Из темноты на него уже сверкали красные огоньки глаз, все болото будто вибрировало от низкого, все нарастающего рыка. Темными, подрагивающими от напряжения силуэтами Пся Крев крались к нему по снегу. Первым, не скрываясь, шел Паныч.
Паныч был огромен и страшен, и оскаленная, вызверенная морда его выражала ликование. Настал его час.
Тойфель заложил назад уши, чувствуя, как глухо клокочет ярость в его глотке. Ярость и нечто большее, нечто заложенное глубинным внутренним инстинктом и чувством собачьей гордости — стремление защищать.
Оставляя свою свору чуть позади, Паныч приблизился первым. Разномастные прихвостни слушались его беспрекословно, образуя широкое кольцо вокруг еле живого человека, застывшего над ним добермана и своего вожака. Трупоеды хорошо понимали, что, невзирая на возраст, доберман еще способен разорвать или покалечить первого, кто рискнет напасть на него, и охотно предоставляли эту честь Панычу.
Чудовищный волкодав остановился на расстоянии прыжка от Тойфеля. Будто знал, что скованный своими принципами доберман не сможет и на шаг отойти от Урода.
Карие глаза волкодава насмешливо поблескивали.
В холодной, не до конца промерзшей жиже болота у Тойфеля дьявольски мерзли лапы, но это было лучше, чем если бы болото успело совсем замерзнуть. На льду у него было бы меньше шансов.
Впрочем, шансов не было бы при любом раскладе.
Старый доберман и матерый волкодав стояли друг против друга, готовые биться за умирающего выродка человеческой породы. Выбор верности. В пронзительной холодной темноте ветер приносил с Балтийского моря таинственные непонятные звуки.
Доберман стоял над истекающим кровью, замерзающим горбуном неведомого рода, как стоял бы над любым немецким солдатом, нуждающимся в его помощи. Он знал, что прав. Он не смог бы объяснить это не то что Панычу, а даже собственным детям.
Волкодав медлил и ждал ответа, и в глубине его глаз уже не было ни ярости, ни торжества, а только чистая, такая детская еще обида. Мощная почти болезненная судорога узнавания накатила волной, заставляя его жадно втянуть воздух, будто в попытке почуять то, чего нельзя объяснить или увидеть.

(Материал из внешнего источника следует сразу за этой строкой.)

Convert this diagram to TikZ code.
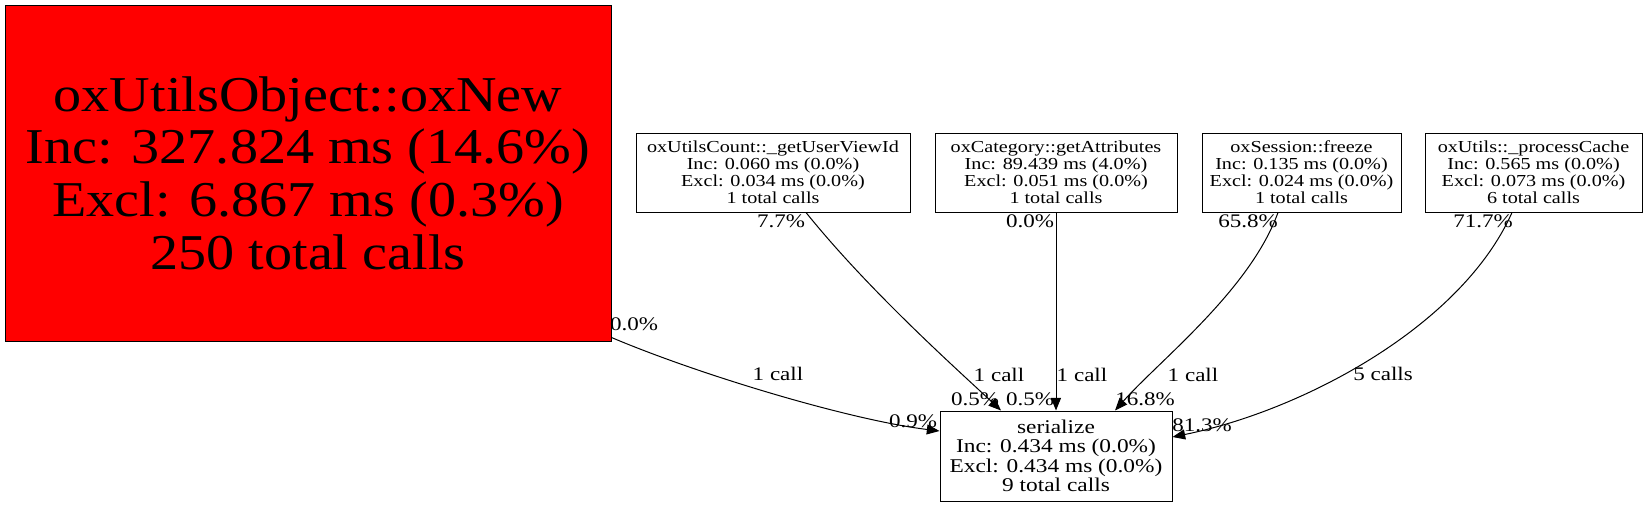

Паныч дернулся, как будто его обожгли. Напряженно ждавшие Пся Крев отпрянули, напутанные его резким движением. Когда ему удалось справиться с собой, в темных глазах на ощеренной морде сияли безумные искры, веселые и горькие одновременно.
Пронзительный взгляд — внутрь, глубоко, чуть ли не до боли.
Да,
Урод завозился на снегу, быстро, нелепо бормоча что-то гнусаво-плаксивым голосом. Тойфель покосился на него, на мгновение упуская из внимания Паныча, открывая горло…
Волкодав обнажил страшные клыки и шагнул ближе.
Доберман спокойно смотрел на ярящегося вожака Пся Крев.
Доберману было даже почти жалко трупоеда.